A federal judge said Wednesday he would try to issue an order Thursday on whether counting of ranked-choice votes in Maine’s 2nd Congressional District election would continue or be halted while the constitutionality of the process is decided. Ballot counting by state election officials will likely be finished by Thursday, said Kristen Muszynski, a spokeswoman for Secretary of State Matt Dunlap. That could make a portion of the lawsuit moot, but the judge still could consider and rule on the underlying constitutional issues. Two-term U.S. Rep. Bruce Poliquin and three supporters sued Dunlap on Tuesday to stop the ranked-choice ballot count and declare him the winner in his re-election contest against Democrat Jared Golden.
U.S. District Judge Lance Walker presided over a 2½-hour hearing in federal court in Bangor on Wednesday morning in which lawyers representing Poliquin, two of his challengers — Golden and independent candidate Tiffany Bond — and Dunlap presented their legal arguments.

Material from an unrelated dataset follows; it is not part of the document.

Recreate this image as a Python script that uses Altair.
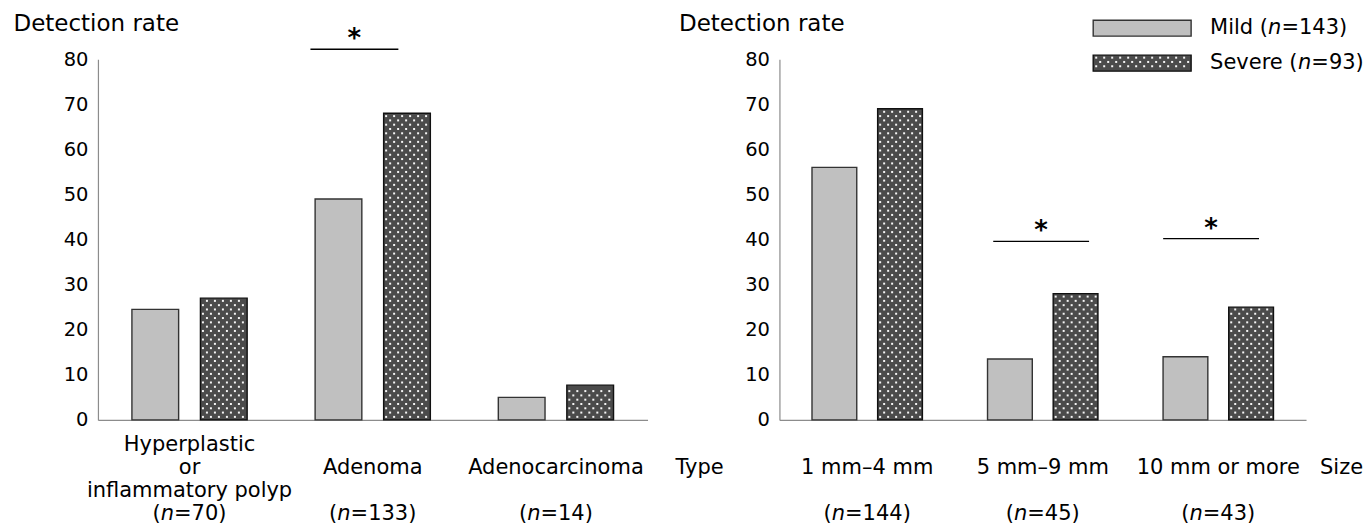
import altair as alt
import pandas as pd

FONT = "DejaVu Sans"
GRAY = "#8c8c8c"

# ---------------- data ----------------
type_categories = ["Hyperplastic\nor\ninflammatory polyp", "Adenoma", "Adenocarcinoma"]
type_n = ["70", "133", "14"]
type_mild = [24.5, 49, 5]
type_severe = [27, 68, 7.7]

size_categories = ["1 mm–4 mm", "5 mm–9 mm", "10 mm or more"]
size_n = ["144", "45", "43"]
size_mild = [56, 13.5, 14]
size_severe = [69, 28, 25]

# significance brackets: (x start, x end, y) in group / rate units
type_sig = [(1.16, 1.64, 82.2)]
size_sig = [(1.218, 1.764, 39.6), (2.186, 2.732, 40.2)]

groups = ["Mild", "Severe"]
legend_prefix = ["Mild (", "Severe ("]
legend_n = ["143", "93"]

# ---------------- style ----------------
H = 361
BW = 0.255   # bar width in group units
OFF = 0.187  # bar centre offset from group centre
LAB_FS = 21
TICK_FS = 19.5
TITLE_FS = 23
LEG_FS = 21
LINE_H = 23
ROW1 = 48    # px below axis of the category label centre
ROWN = 94    # px below axis of the (n=..) row
FILL = {"Mild": "#c0c0c0", "Severe": "#4b4b4b"}
STROKE = {"Mild": "#333333", "Severe": "#111111"}

# DejaVu Sans advance widths (em)
ADV = {" ": 0.318, "(": 0.390, ")": 0.390, "=": 0.838, "n": 0.634, "M": 0.863,
       "i": 0.278, "l": 0.278, "d": 0.635, "S": 0.635, "e": 0.615, "v": 0.592,
       "r": 0.411}
for _d in "0123456789":
    ADV[_d] = 0.636


def tw(s, fs):
    return sum(ADV.get(c, 0.6) for c in s) * fs


def panel(cats, ns, mild, severe, sig, width, title_x, end_label, end_dx, legend):
    ppg = width / 3.0          # pixels per group unit
    ppu = H / 80.0             # pixels per rate unit

    def fx(px):
        return px / ppg

    def fy(py):  # pixel offset from plot top -> rate units
        return 80 - py / ppu

    def below(py):  # pixel offset below the x axis -> rate units
        return -py / ppu

    xs = alt.Scale(domain=[0, 3], nice=False, zero=False)
    ys = alt.Scale(domain=[0, 80], nice=False)

    rows = []
    for i in range(3):
        for g, v, sgn in (("Mild", mild[i], -1), ("Severe", severe[i], 1)):
            c = i + 0.5 + sgn * OFF
            rows.append(dict(grp=g, x0=c - BW / 2, x1=c + BW / 2, v=v))
    bdf = pd.DataFrame(rows)

    fill_scale = alt.Scale(domain=groups, range=[FILL[g] for g in groups])
    stroke_scale = alt.Scale(domain=groups, range=[STROKE[g] for g in groups])

    bars = alt.Chart(bdf).mark_rect(strokeWidth=1.4).encode(
        x=alt.X("x0:Q", scale=xs, axis=alt.Axis(labels=False, ticks=False, grid=False,
                                                title=None, domainColor=GRAY, domainWidth=1.2)),
        x2="x1:Q",
        y=alt.Y("v:Q", scale=ys, axis=alt.Axis(
            title="Detection rate", titleAngle=0, titleAlign="left", titleBaseline="alphabetic",
            titleX=title_x, titleY=-29, titleFont=FONT, titleFontSize=TITLE_FS,
            titleFontWeight="normal", titleColor="black", labelFont=FONT,
            labelFontSize=TICK_FS, labelColor="black", labelPadding=10, ticks=False,
            tickSize=0, grid=False, domainColor=GRAY, domainWidth=1.2,
            values=list(range(0, 81, 10)))),
        y2=alt.datum(0),
        fill=alt.Fill("grp:N", scale=fill_scale, legend=None),
        stroke=alt.Stroke("grp:N", scale=stroke_scale, legend=None),
    )

    # dotted texture on the severe bars
    dx_u = 8.0 / ppg
    dy_u = 4.3 / ppu
    dots = []
    for i, s in enumerate(severe):
        left = i + 0.5 + OFF - BW / 2
        right = i + 0.5 + OFF + BW / 2
        y = dy_u * 0.7
        r = 0
        while y < s - 0.4 * dy_u:
            x = left + fx(2.5) + (dx_u / 2 if r % 2 else 0)
            while x < right - fx(2):
                dots.append(dict(x=x, y=y))
                x += dx_u
            y += dy_u
            r += 1
    ddf = pd.DataFrame(dots)
    dot_layer = alt.Chart(ddf).mark_square(size=4, color="white", opacity=0.95).encode(
        x=alt.X("x:Q", scale=xs), y=alt.Y("y:Q", scale=ys))

    # category labels (multi-line blocks centred on the label row)
    ldf = pd.DataFrame({
        "x": [i + 0.5 for i in range(3)],
        "label": cats,
        "y": [below(ROW1 - (c.count("\n")) * LINE_H / 2) for c in cats],
    })
    cat_text = alt.Chart(ldf).mark_text(font=FONT, fontSize=LAB_FS, baseline="middle",
                                        lineBreak="\n", lineHeight=LINE_H,
                                        color="black").encode(
        x=alt.X("x:Q", scale=xs), y=alt.Y("y:Q", scale=ys), text="label:N")

    # (n=..) row with italic n
    nrows = []
    for i, n in enumerate(ns):
        rest = "=" + n + ")"
        total = tw("(", LAB_FS) + tw("n", LAB_FS) + tw(rest, LAB_FS)
        start = -total / 2
        nrows.append(dict(xp=i + 0.5 + fx(start),
                          xn=i + 0.5 + fx(start + tw("(", LAB_FS)),
                          xr=i + 0.5 + fx(start + tw("(", LAB_FS) + tw("n", LAB_FS)),
                          rest=rest))
    ndf = pd.DataFrame(nrows)
    nbase = alt.Chart(ndf)
    n_p = nbase.mark_text(font=FONT, fontSize=LAB_FS, align="left", baseline="middle",
                          dy=ROWN, color="black").encode(
        x=alt.X("xp:Q", scale=xs), y=alt.datum(0), text=alt.value("("))
    n_n = nbase.mark_text(font=FONT, fontSize=LAB_FS, fontStyle="italic", align="left",
                          baseline="middle", dy=ROWN, color="black").encode(
        x=alt.X("xn:Q", scale=xs), y=alt.datum(0), text=alt.value("n"))
    n_r = nbase.mark_text(font=FONT, fontSize=LAB_FS, align="left", baseline="middle",
                          dy=ROWN, color="black").encode(
        x=alt.X("xr:Q", scale=xs), y=alt.datum(0), text="rest:N")

    # end-of-axis label (Type / Size)
    edf = pd.DataFrame({"x": [3 + fx(end_dx)], "t": [end_label]})
    end_text = alt.Chart(edf).mark_text(font=FONT, fontSize=LAB_FS, align="left",
                                        baseline="middle", dy=ROW1, color="black").encode(
        x=alt.X("x:Q", scale=xs), y=alt.datum(0), text="t:N")

    # significance brackets
    sdf = pd.DataFrame([dict(x0=a, x1=b, y=c, xm=(a + b) / 2) for a, b, c in sig])
    sig_rule = alt.Chart(sdf).mark_rule(color="black", strokeWidth=1.3).encode(
        x=alt.X("x0:Q", scale=xs), x2="x1:Q", y=alt.Y("y:Q", scale=ys))
    sig_star = alt.Chart(sdf).mark_text(font=FONT, fontSize=26, fontWeight="bold",
                                        baseline="alphabetic", dy=-2,
                                        color="black").encode(
        x=alt.X("xm:Q", scale=xs), y=alt.Y("y:Q", scale=ys), text=alt.value("*"))

    layers = [bars, dot_layer, cat_text, n_p, n_n, n_r, end_text, sig_rule, sig_star]

    if legend:
        # legend patches (positions given in pixels from plot origin)
        lx0, lx1 = 314, 412
        tops = [-39, -4]
        rdf = pd.DataFrame([dict(grp=g, x0=fx(lx0), x1=fx(lx1), y0=fy(t), y1=fy(t + 16))
                            for g, t in zip(groups, tops)])
        leg_rect = alt.Chart(rdf).mark_rect(strokeWidth=1.4).encode(
            x=alt.X("x0:Q", scale=xs), x2="x1:Q",
            y=alt.Y("y0:Q", scale=ys), y2="y1:Q",
            fill=alt.Fill("grp:N", scale=fill_scale, legend=None),
            stroke=alt.Stroke("grp:N", scale=stroke_scale, legend=None))
        ldots = []
        t = tops[1]
        r = 0
        py = t + 2.5
        while py < t + 15:
            px = lx0 + 3 + (4 if r % 2 else 0)
            while px < lx1 - 2:
                ldots.append(dict(x=fx(px), y=fy(py)))
                px += 8
            py += 4.3
            r += 1
        ldot_layer = alt.Chart(pd.DataFrame(ldots)).mark_square(
            size=4, color="white", opacity=0.95).encode(
            x=alt.X("x:Q", scale=xs), y=alt.Y("y:Q", scale=ys))
        tx = 431
        trows = []
        for g, pre, n, t in zip(groups, legend_prefix, legend_n, tops):
            trows.append(dict(xp=fx(tx), xn=fx(tx + tw(pre, LEG_FS)),
                              xr=fx(tx + tw(pre, LEG_FS) + tw("n", LEG_FS)),
                              y=fy(t + 8), pre=pre, rest="=" + n + ")"))
        tdf = pd.DataFrame(trows)
        tb = alt.Chart(tdf)
        lt1 = tb.mark_text(font=FONT, fontSize=LEG_FS, align="left", baseline="middle",
                           color="black").encode(
            x=alt.X("xp:Q", scale=xs), y=alt.Y("y:Q", scale=ys), text="pre:N")
        lt2 = tb.mark_text(font=FONT, fontSize=LEG_FS, align="left", baseline="middle",
                           fontStyle="italic", color="black").encode(
            x=alt.X("xn:Q", scale=xs), y=alt.Y("y:Q", scale=ys), text=alt.value("n"))
        lt3 = tb.mark_text(font=FONT, fontSize=LEG_FS, align="left", baseline="middle",
                           color="black").encode(
            x=alt.X("xr:Q", scale=xs), y=alt.Y("y:Q", scale=ys), text="rest:N")
        layers += [leg_rect, ldot_layer, lt1, lt2, lt3]

    return alt.layer(*layers).properties(width=width, height=H)


left = panel(type_categories, type_n, type_mild, type_severe, type_sig, 550, -85,
             "Type", 28, False)
right = panel(size_categories, size_n, size_mild, size_severe, size_sig, 527, -101,
              "Size", 14, True)

chart = alt.hconcat(left, right, spacing=132, bounds="flush").properties(
    padding={"left": 5, "top": 4, "right": 0, "bottom": 5}
).configure_view(stroke=None)

chart.save("out.html", embed_options={"renderer": "svg", "actions": False})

None of the candidates nor Dunlap attended the hearing.
Poliquin’s legal team also asked Walker for a temporary restraining order to force Dunlap to stop processing ranked-choice ballots. Despite the lawsuit, Dunlap, a Democrat, and his staff have continued processing ballots with the expectation that they would run a second count by the end of this week.
Based on unofficial totals, Poliquin received roughly 1,500 more first-choice votes than Golden on election night. Poliquin garnered 46.3 percent of the vote to Golden’s 45.6.